Pocas cosas me dan tanto miedo en política como la tendencia de los pueblos a la resignación. Uno mira una situación de deterioro constante en economía, seguridad y libertades e imagina que las cosas están al borde de la reacción, del despertar activo del pueblo, que no llega. Pero tiene que llegar, es imposible soportar pasivamente este declive, ¿no?
No, no necesariamente. ¿Han echado últimamente un vistazo a Cuba? Todo va a peor, y lleva yendo a peor desde la revolución, en 1959. Ya es más frecuente no tener luz que tenerla, la ración alimentaria sigue reduciéndose hasta niveles alarmantes. Pero ahí siguen, año tras año, y cada indicio de revuelta, de protesta tímida, se aplasta sin problemas en poco tiempo.
La resignación se retroalimenta. En algún punto del proceso hubo un instante en que se pudo dar marcha atrás, que fue viable el levantamiento. Pero se dejó pasar, y ahora la gente es distinta, apática y conformista en su abrumadora mayoría, sin un pasado personal al que recurrir con la memoria que pueda inspirar una esperanza o desatar una rebelión. Ya es tarde, porque la opresión y la miseria moldean el alma, la deforman, así como no es lo mismo el esclavo nacido libre que el que no conoce otra cosa que las cadenas y la mísera pitanza.

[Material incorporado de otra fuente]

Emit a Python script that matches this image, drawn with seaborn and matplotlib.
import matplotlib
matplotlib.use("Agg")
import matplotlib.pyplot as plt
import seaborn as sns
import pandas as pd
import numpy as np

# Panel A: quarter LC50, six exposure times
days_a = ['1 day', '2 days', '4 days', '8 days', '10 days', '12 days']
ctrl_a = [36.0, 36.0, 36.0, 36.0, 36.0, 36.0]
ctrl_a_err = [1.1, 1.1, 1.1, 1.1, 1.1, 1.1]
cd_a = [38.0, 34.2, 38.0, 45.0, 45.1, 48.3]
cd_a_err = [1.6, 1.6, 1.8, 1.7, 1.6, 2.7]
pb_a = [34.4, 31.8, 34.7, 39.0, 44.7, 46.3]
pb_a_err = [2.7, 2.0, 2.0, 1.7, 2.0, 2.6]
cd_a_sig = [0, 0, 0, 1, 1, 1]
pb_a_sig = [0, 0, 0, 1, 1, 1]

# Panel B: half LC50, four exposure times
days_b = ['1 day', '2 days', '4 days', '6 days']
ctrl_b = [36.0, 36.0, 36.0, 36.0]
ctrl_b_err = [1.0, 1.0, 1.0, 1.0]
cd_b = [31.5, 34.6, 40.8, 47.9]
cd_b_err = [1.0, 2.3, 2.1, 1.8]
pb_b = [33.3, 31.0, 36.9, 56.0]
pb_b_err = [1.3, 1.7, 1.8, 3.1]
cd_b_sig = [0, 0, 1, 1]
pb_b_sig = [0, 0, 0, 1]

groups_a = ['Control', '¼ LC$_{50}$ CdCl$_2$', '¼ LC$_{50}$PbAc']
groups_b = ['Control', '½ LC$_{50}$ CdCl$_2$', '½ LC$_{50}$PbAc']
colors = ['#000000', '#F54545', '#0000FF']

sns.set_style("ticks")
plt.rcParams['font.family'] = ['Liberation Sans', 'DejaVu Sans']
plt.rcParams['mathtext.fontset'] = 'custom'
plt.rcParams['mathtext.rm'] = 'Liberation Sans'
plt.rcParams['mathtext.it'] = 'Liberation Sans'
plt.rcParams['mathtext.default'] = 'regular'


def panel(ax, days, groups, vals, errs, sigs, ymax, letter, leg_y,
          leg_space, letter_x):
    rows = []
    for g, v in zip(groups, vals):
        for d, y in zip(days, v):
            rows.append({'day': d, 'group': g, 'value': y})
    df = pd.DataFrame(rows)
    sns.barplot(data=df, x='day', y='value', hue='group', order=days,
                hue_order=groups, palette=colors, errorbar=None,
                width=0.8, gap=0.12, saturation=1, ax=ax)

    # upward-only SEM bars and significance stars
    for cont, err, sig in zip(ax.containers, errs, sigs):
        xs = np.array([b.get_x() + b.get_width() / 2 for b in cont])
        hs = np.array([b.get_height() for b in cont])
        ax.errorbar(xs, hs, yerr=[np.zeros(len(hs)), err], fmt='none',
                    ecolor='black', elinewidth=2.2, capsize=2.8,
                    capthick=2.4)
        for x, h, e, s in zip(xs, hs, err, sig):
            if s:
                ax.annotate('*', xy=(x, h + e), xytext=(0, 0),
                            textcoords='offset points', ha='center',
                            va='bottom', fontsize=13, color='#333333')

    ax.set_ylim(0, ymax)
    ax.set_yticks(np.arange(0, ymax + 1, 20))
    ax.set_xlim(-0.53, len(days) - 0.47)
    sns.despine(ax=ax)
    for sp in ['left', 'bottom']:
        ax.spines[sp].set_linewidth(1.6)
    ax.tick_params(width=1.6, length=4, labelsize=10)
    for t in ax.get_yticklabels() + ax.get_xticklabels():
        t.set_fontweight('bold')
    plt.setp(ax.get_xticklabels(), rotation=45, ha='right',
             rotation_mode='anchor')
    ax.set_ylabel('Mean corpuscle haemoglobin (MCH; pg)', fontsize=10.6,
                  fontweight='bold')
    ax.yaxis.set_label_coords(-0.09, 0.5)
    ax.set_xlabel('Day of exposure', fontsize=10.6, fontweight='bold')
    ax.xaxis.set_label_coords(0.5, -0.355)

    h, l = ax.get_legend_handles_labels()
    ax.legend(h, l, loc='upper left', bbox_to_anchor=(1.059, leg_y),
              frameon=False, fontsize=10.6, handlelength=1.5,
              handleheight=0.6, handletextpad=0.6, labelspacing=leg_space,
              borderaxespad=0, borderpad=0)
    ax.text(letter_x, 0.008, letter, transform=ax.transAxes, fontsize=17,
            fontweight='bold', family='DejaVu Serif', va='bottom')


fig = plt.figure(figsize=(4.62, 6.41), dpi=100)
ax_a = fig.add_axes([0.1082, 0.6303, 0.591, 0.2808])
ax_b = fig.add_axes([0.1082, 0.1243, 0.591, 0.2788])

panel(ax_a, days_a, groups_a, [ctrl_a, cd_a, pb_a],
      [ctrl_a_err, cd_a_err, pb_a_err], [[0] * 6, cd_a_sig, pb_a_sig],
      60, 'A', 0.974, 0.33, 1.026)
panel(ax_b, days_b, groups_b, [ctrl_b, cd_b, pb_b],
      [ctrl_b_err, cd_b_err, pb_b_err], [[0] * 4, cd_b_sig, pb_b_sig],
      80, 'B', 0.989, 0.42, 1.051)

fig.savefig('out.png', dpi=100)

En España, en Europa, en Occidente, estamos, quizá, muy lejos de Corea de Norte o Cuba, pero probablemente más cerca del cierre de esa ventana de oportunidad de lo que creemos. Soportamos con resignación servil el aumento de los controles sobre nuestras vidas, la imposibilidad de encontrar vivienda, el descarado favoritismo público hacia los de fuera, la lenidad hacia los criminales, la «glovización» del empleo, la brutalidad ideológicamente selectiva de la policía, la destrucción sistemática del campo y la energía —el pan y la luz..—, el borrado de nuestra identidad comunitaria.
Nuestros vecinos no están mucho mejor. Incluso la cabeza del pelotón, Estados Unidos, deja avanzar al enemigo interior que se ha posesionado de su burocracia, sus agencias de inteligencia, sus instituciones financieras, sus multinacionales, sus colegios y universidades, su industria del espectáculo, sus grandes medios de comunicación.
Ahora, la muerte de un tiro en la carótida de Charlie Kirk, un joven que se dedicaba a dialogar, parece haber abierto los ojos a muchos ante el horror de una parte no despreciable de sus compatriotas que se regocijan con el asesinato y celebran la eliminación por las bravas de voces disidentes. Y reaccionan.
No es la derecha americana, no es el Partido Republicano, los que han puesto pie en pared; es el «normie», el ciudadano que va de sus afectos a sus asuntos sin prestar mucha atención a la política. Este es el que ha visto el horror de estar rodeado por un ejército anónimo de monstruos, como en una invasión extraterrestre camuflada. Ha visto de primeras que muchos de sus compatriotas le quieren muerto, y parece estar reaccionando.
Miles de ciudadanos han sido despedidos por mostrarse en redes sociales celebrando jubilosos la muerte de Kirk. Por primera vez, el progre americano va a experimentar el concepto de responsabilidad y el principio de que los actos libres tienen consecuencias.
El tiempo dirá si esto es flor de un día, si volverán a la resignación tras el desahogo, o mantendrán el impulso.
Pero Europa, España, es otra cosa, más vieja y adocenada. Charlie Kirk usaba una frase «gancho» para atraer a sus rivales ideológicos al debate: «Demuéstrame que estoy equivocado». Y eso es lo que pido a los españoles para concluir esta columna.